3. Trainspotting: Renton’s hallucination
The dreamlike quality of the game show studio makes it the perfect backdrop for hallucinations. From around the 2:50 mark of this scene, we see Renton in the throes of heroin withdrawal, and being forced to confront everything he’s done as a result of his addiction. Among the demons Renton faces is the possibility of having contracted HIV. This takes the form of a quiz show hosted by Dale Winton.
Winton asks Renton’s parents a series of questions about the HIV virus, followed by the bonus question – “Is he guilty or not guilty?” This is an excellent way of bringing Renton’s long-surpressed worries to light, as well as highlighting the effect this situation is having on his parents, as they try to defend their son against the questions.
There is a similar hallucination scene involving Ellen Burstyn’s character in Requiem For A Dream, although I’d have to argue that this is more of an infomercial setting, so can’t technically be counted. Because obviously my journalistic integrity would be compromised if I failed to distinguish between a game show and an infomercial.

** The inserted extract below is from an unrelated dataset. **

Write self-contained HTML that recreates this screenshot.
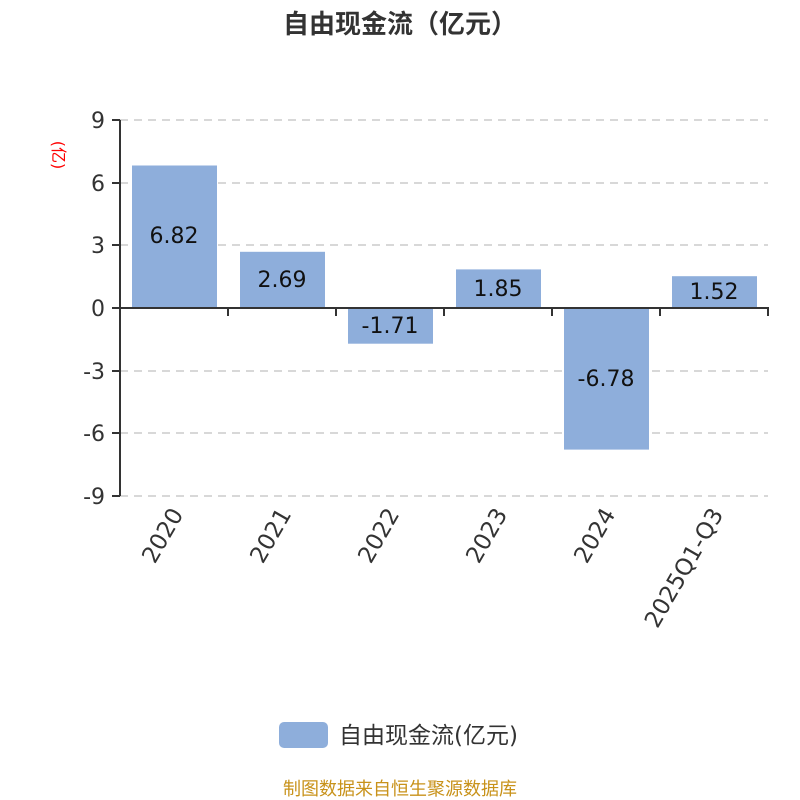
<!DOCTYPE html>
<html><head><meta charset="utf-8"><style>body{margin:0;background:#fff}svg{display:block}</style></head>
<body>
<svg width="800" height="800" xmlns="http://www.w3.org/2000/svg" font-family="DejaVu Sans, Noto Sans CJK SC, sans-serif">
<rect width="800" height="800" fill="#fff"/>
<text x="400" y="33" text-anchor="middle" font-size="26" font-weight="bold" fill="#333">自由现金流（亿元）</text>
<g stroke="#ccc" stroke-width="1.5" stroke-dasharray="8,6">
<line x1="120" y1="120" x2="768" y2="120"/><line x1="120" y1="183" x2="768" y2="183"/><line x1="120" y1="245" x2="768" y2="245"/>
<line x1="120" y1="371" x2="768" y2="371"/><line x1="120" y1="433" x2="768" y2="433"/><line x1="120" y1="496" x2="768" y2="496"/>
</g>
<g fill="#8eaedb">
<rect x="132" y="165.5" width="85" height="142.5"/>
<rect x="240" y="251.8" width="85" height="56.2"/>
<rect x="348" y="308" width="85" height="35.7"/>
<rect x="456" y="269.4" width="85" height="38.6"/>
<rect x="564" y="308" width="85" height="141.6"/>
<rect x="672" y="276.2" width="85" height="31.8"/>
</g>
<g stroke="#333" stroke-width="2">
<line x1="120" y1="120" x2="120" y2="496"/>
<line x1="112" y1="120" x2="120" y2="120"/><line x1="112" y1="183" x2="120" y2="183"/><line x1="112" y1="245" x2="120" y2="245"/><line x1="112" y1="308" x2="120" y2="308"/><line x1="112" y1="371" x2="120" y2="371"/><line x1="112" y1="433" x2="120" y2="433"/><line x1="112" y1="496" x2="120" y2="496"/>
<line x1="120" y1="308" x2="769" y2="308"/>
<line x1="228" y1="308" x2="228" y2="316"/><line x1="336" y1="308" x2="336" y2="316"/><line x1="444" y1="308" x2="444" y2="316"/><line x1="552" y1="308" x2="552" y2="316"/><line x1="660" y1="308" x2="660" y2="316"/><line x1="768" y1="308" x2="768" y2="316"/>
</g>
<g font-size="22" fill="#333" text-anchor="end">
<text x="105" y="128">9</text><text x="105" y="191">6</text><text x="105" y="253">3</text><text x="105" y="316">0</text><text x="105" y="379">-3</text><text x="105" y="441">-6</text><text x="105" y="504">-9</text>
</g>
<text transform="translate(53,155) rotate(90)" text-anchor="middle" font-size="16" fill="#f00">(亿)</text>
<g font-size="22" fill="#111" text-anchor="middle">
<text x="174" y="243">6.82</text><text x="282" y="287">2.69</text><text x="390" y="333">-1.71</text><text x="498" y="296">1.85</text><text x="606" y="386">-6.78</text><text x="714" y="299">1.52</text>
</g>
<g font-size="23" fill="#333" text-anchor="end">
<text transform="translate(184,514) rotate(-60)">2020</text>
<text transform="translate(292,514) rotate(-60)">2021</text>
<text transform="translate(400,514) rotate(-60)">2022</text>
<text transform="translate(508,514) rotate(-60)">2023</text>
<text transform="translate(616,514) rotate(-60)">2024</text>
<text transform="translate(724,514) rotate(-60)">2025Q1-Q3</text>
</g>
<rect x="279" y="722" width="49" height="26" rx="5" fill="#8eaedb"/>
<text x="339" y="743" font-size="23" fill="#333">自由现金流(亿元)</text>
<text x="400" y="795" text-anchor="middle" font-size="18" fill="#c8921a">制图数据来自恒生聚源数据库</text>
</svg>
</body></html>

4. Rainbow: Who’s A Lucky Person?
Because I am writing this, of course there has to be some Rainbow in here. Having said that, this entry does wholeheartedly deserve a place on this list.
Who’s A Lucky Person? is Rainbow‘s version of Opportunity Knocks or New Faces. We view the show through the mind of Zippy, who has fallen into a troubled sleep after worrying that he’s not good enough to be a stand-up comedian. I realise I’m giving this plot more depth than is probably warranted, but stick with it.

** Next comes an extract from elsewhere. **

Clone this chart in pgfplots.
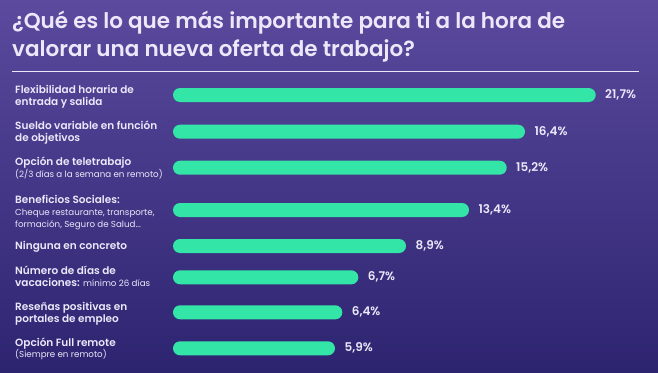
\documentclass[border=0pt]{standalone}
\usepackage{pgfplots}
\pgfplotsset{compat=1.18}
\usepackage{pgfplotstable}
\usepackage{fontspec}
\setmainfont{Poppins}
\newfontfamily\semib{Poppins SemiBold}
\newfontfamily\med{Poppins Medium}
\definecolor{bgtop}{HTML}{5B4A9E}
\definecolor{bgbot}{HTML}{2D2470}
\definecolor{mint}{HTML}{33E6A8}
\definecolor{txt}{HTML}{ECE8FA}
\tikzset{
  lab/.style={anchor=base west, text=txt, inner sep=0pt},
  big/.style={lab, font=\semib\fontsize{10.5}{12}\selectfont},
  small/.style={lab, font=\fontsize{8.7}{10}\selectfont},
}
\pgfplotstableread{
y     end    lab
95    595.7  21,7
131.7 525    16,4
167.7 506.7  15,2
210   469    13,4
246   406    8,9
277.3 358.3  6,7
312.3 342.3  6,4
348.3 335    5,9
}\bars
\begin{document}
\begin{tikzpicture}
\shade[top color=bgtop, bottom color=bgbot] (0,0) rectangle (658pt,372pt);
\begin{axis}[
  at={(173pt,0pt)}, anchor=south west,
  width=485pt, height=372pt, scale only axis,
  xmin=173, xmax=658, ymin=0, ymax=372, y dir=reverse,
  axis lines=none, clip mode=individual,
  xbar, bar width=14pt,
  point meta=explicit symbolic,
  nodes near coords={\pgfplotspointmeta\%},
  nodes near coords align={horizontal},
  every node near coord/.append style={font=\semib\fontsize{12}{14}\selectfont, text=txt, anchor=west, xshift=6pt, yshift=0pt},
]
\addplot[fill=mint, draw=none, rounded corners=7pt] table[x=end, y=y, meta=lab] {\bars};

\node[lab, font=\semib\fontsize{21.5}{26}\selectfont] at (axis cs:12,28) {¿Qué es lo que más importante para ti a la hora de};
\node[lab, font=\semib\fontsize{21.5}{26}\selectfont] at (axis cs:12,56) {valorar una nueva oferta de trabajo?};
\draw[txt, line width=1pt] (axis cs:12,71) -- (axis cs:639,71);

\node[big] at (axis cs:15,93) {Flexibilidad horaria de};
\node[big] at (axis cs:15,105) {entrada y salida};
\node[big] at (axis cs:15,129) {Sueldo variable en función};
\node[big] at (axis cs:15,141) {de objetivos};
\node[big] at (axis cs:15,165) {Opción de teletrabajo};
\node[small] at (axis cs:15,177) {(2/3 días a la semana en remoto)};
\node[big] at (axis cs:15,203) {Beneficios Sociales:};
\node[small] at (axis cs:15,215.5) {Cheque restaurante, transporte,};
\node[small] at (axis cs:15,227) {formación, Seguro de Salud...};
\node[big] at (axis cs:15,249.5) {Ninguna en concreto};
\node[big] at (axis cs:15,274) {Número de días de};
\node[big] at (axis cs:15,286) {vacaciones: {\fontspec{Poppins}\fontsize{8.7}{10}\selectfont mínimo 26 días}};
\node[big] at (axis cs:15,310) {Reseñas positivas en};
\node[big] at (axis cs:15,322) {portales de empleo};
\node[big] at (axis cs:15,346) {Opción Full remote};
\node[small] at (axis cs:15,357.5) {(Siempre en remoto)};
\end{axis}
\end{tikzpicture}
\end{document}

Where to start with Who’s A Lucky Person? The show being filmed in what appears to be a cupboard? The dream sequence-signalling fuzzy border? Geoffrey’s determination to be Lionel Blair? These are all admirably creepy, but instead let’s turn to Bungle in a tutu, which is either the greatest thing ever or the worst thing ever, depending on your point of view. Let’s just take a moment to appreciate the sight of a middle aged man in a bear suit, in a tutu, doing odd ballet dancing while carrying a stick of flowers like he’s Morrissey.
Here we have a brand new game show where the contestants must play Russian Roulette in a studio that looks like The Weakest Link, as if the concept wasn’t bad enough already. The winner, in addition to not dying, will also receive a bonus prize of $5,000,000.

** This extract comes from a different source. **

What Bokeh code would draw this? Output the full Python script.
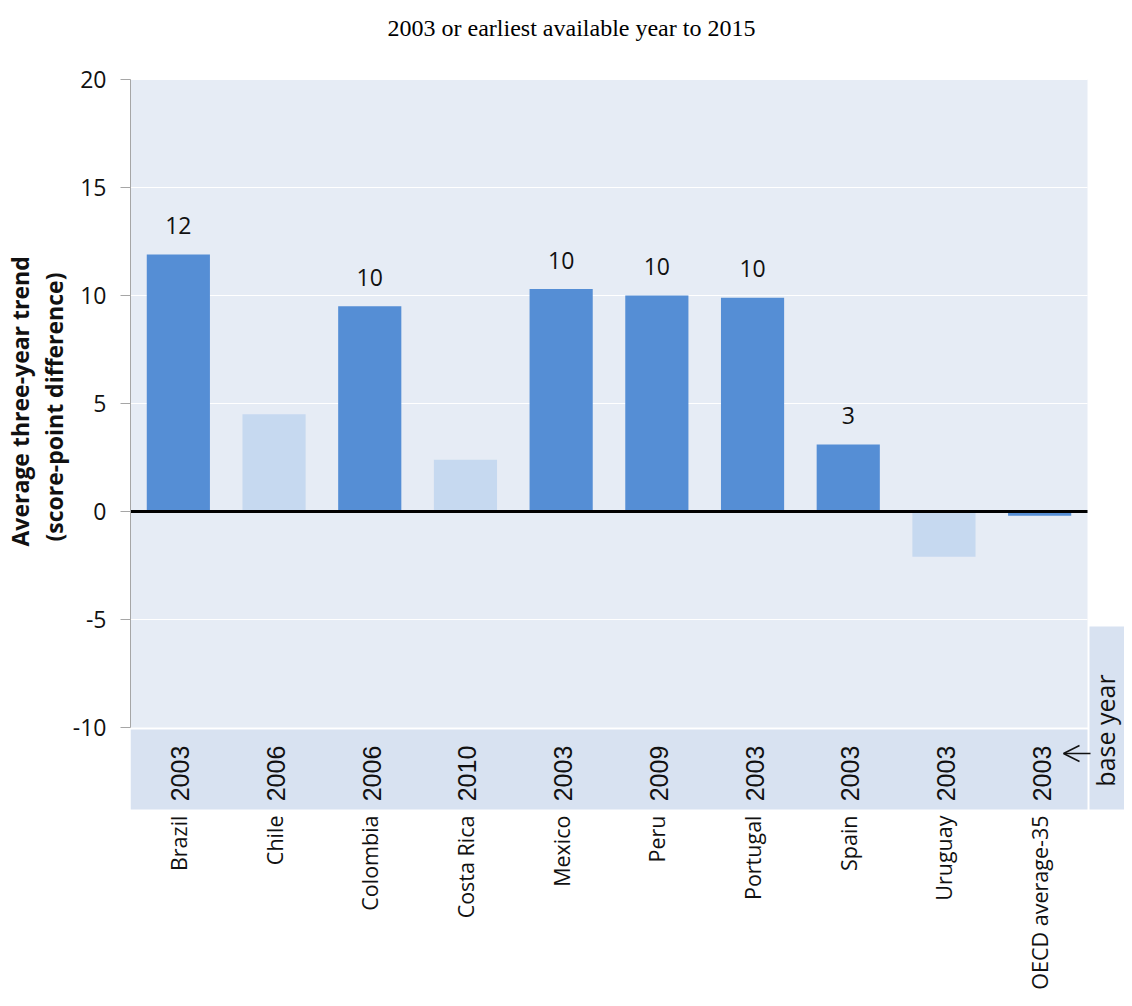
import math
from bokeh.plotting import figure
from bokeh.models import Range1d, FixedTicker, Arrow, OpenHead, ColumnDataSource, Title
from bokeh.core.properties import value
from bokeh.embed import file_html
from bokeh.resources import INLINE

# ---- data ----
countries = ["Brazil", "Chile", "Colombia", "Costa Rica", "Mexico", "Peru",
             "Portugal", "Spain", "Uruguay", "OECD average-35"]
base_years = ["2003", "2006", "2006", "2010", "2003", "2009", "2003", "2003", "2003", "2003"]
trend = [11.9, 4.5, 9.5, 2.4, 10.3, 10.0, 9.9, 3.1, -2.1, -0.2]
significant = [True, False, True, False, True, True, True, True, False, True]
value_labels = ["12", "", "10", "", "10", "10", "10", "3", "", ""]
y_ticks = [-10, -5, 0, 5, 10, 15, 20]

DARK = "#558ED5"
LIGHT = "#C6D9F0"
PLOT_BG = "#E6ECF5"
BAND_BG = "#D8E2F1"

# ---- geometry ----
W, H = 1124, 990
LEFT = 130          # frame left (px)
Y20 = 79            # pixel row of the 20 tick
PX_X = 95.7         # pixels per category
PX_Y = 21.6         # pixels per score point
frame_w = W - LEFT
y_top = 20 + Y20 / PX_Y
n = len(countries)

def py(pix):
    return y_top - pix / PX_Y

def px(pix):
    return (pix - LEFT) / PX_X

p = figure(width=W, height=H, output_backend="svg", toolbar_location=None,
           x_range=Range1d(0, frame_w / PX_X),
           y_range=Range1d(y_top - H / PX_Y, y_top),
           x_axis_location=None, min_border_left=LEFT, min_border_top=0,
           min_border_right=0, min_border_bottom=0)
p.outline_line_color = None
p.background_fill_color = "white"
p.border_fill_color = "white"
p.xgrid.visible = False
p.ygrid.visible = False

ymin, ymax = y_ticks[0], y_ticks[-1]

# plot area background
p.quad(left=[0], right=[n], bottom=[ymin], top=[ymax], fill_color=PLOT_BG, line_color=None)
# base-year band
band_bottom = ymin - 82 / PX_Y
p.quad(left=[0], right=[n], bottom=[band_bottom], top=[ymin - 2 / PX_Y], fill_color=BAND_BG, line_color=None)
# band for "base year" annotation
p.quad(left=[n + 2 / PX_X], right=[frame_w / PX_X], bottom=[band_bottom], top=[py(626)],
       fill_color=BAND_BG, line_color=None)

# gridlines
grid_vals = [t for t in y_ticks if t not in (ymin, 0)]
p.segment(x0=[0] * len(grid_vals), x1=[n] * len(grid_vals), y0=grid_vals, y1=grid_vals,
          line_color="white", line_width=1.2)

xs = [i + 0.5 for i in range(n)]
colors = [DARK if s else LIGHT for s in significant]
src = ColumnDataSource(dict(x=xs, top=trend, color=colors, lab=value_labels,
                            year=base_years, country=countries))
p.vbar(x="x", top="top", bottom=0, width=0.66, fill_color="color", line_color=None, source=src)

# zero line
p.line(x=[0, n], y=[0, 0], line_color="black", line_width=3)

# value labels
p.text(x="x", y="top", text="lab", source=src, text_align="center", text_baseline="alphabetic",
       y_offset=-29, text_font=value("Open Sans"), text_font_size="23px", text_color="#111111")

# base years
p.text(x="x", y=ymin - 46 / PX_Y, text="year", source=src, angle=math.pi / 2,
       text_align="center", text_baseline="middle", x_offset=2,
       text_font=value("Liberation Sans"), text_font_size="25px", text_color="#111111")

# country labels
p.text(x="x", y=py(815), text="country", source=src, angle=math.pi / 2,
       text_align="right", text_baseline="middle",
       text_font=value("Open Sans"), text_font_size="21.5px", text_color="#111111")

# base year note
p.text(x=[px(1104)], y=[py(730)], text=["base year"], angle=math.pi / 2,
       text_align="center", text_baseline="middle",
       text_font=value("Open Sans"), text_font_size="25px", text_color="#111111")
p.add_layout(Arrow(end=OpenHead(size=16, line_width=1.5, line_color="#111111"),
                   x_start=px(1090), x_end=px(1063), y_start=py(753), y_end=py(753),
                   line_width=1.5, line_color="#111111"))

# title
p.text(x=[px(571)], y=[py(27)], text=["2003 or earliest available year to 2015"],
       text_align="center", text_baseline="middle", text_font=value("Liberation Serif"),
       text_font_size="24px", text_color="black")

# y axis
ax = p.yaxis[0]
ax.ticker = FixedTicker(ticks=y_ticks)
ax.bounds = (ymin, ymax)
ax.major_label_overrides = {t: str(t) for t in y_ticks}
ax.axis_line_color = "#A6A6A6"
ax.major_tick_line_color = "#A6A6A6"
ax.major_tick_out = 10
ax.major_tick_in = 0
ax.minor_tick_line_color = None
ax.major_label_standoff = 14
ax.major_label_text_font = "Open Sans"
ax.major_label_text_font_size = "23px"
ax.major_label_text_color = "#111111"

# axis title (two lines, stacked outward from the axis)
for txt, off in [("(score-point difference)", 449), ("Average three-year trend", 444)]:
    p.add_layout(Title(text=txt, align="left", offset=off, standoff=0,
                       text_font="Open Sans", text_font_style="bold",
                       text_font_size="23px", text_color="#111111"), "left")

open("out.html", "w").write(file_html(p, INLINE))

The scary thing about Live! is that it will happen at some point. Our game shows have, over the last 50 years, evolved from people in eveningwear answering questions to win a lamp, to people being dropped naked into the jungle and expected to not die. Thanks to the viewing public’s desire to see contestants pushed more and more to extremes, a game show where you literally play to the death is the natural conclusion.
Two real life examples are notable here. Firstly, The Chamber – a short-lived show where contestants attempted to endure life threatening heat and cold (the show was cancelled after a player was hospitalised). Secondly, Mars One – a planned (in theory) show that would see a handful of ‘lucky’ members of the public on a one way trip to Mars. It is possible that, should this show ever get off the ground, we will see primetime deaths in space. Or, at the very least, we’ll see the nervous breakdown of a contestant as the enormity of their decision slowly dawns on them. There was also a hoax reality show back in 2008 called The Big Donor Show, where three contestants appealed for public votes in order to win a kidney. That the show had to point out it was a hoax suggests we aren’t actually that far from the real thing.
Now I’ve finished traumatising myself, I’m going to go watch Jim Bowen help someone win a speedboat.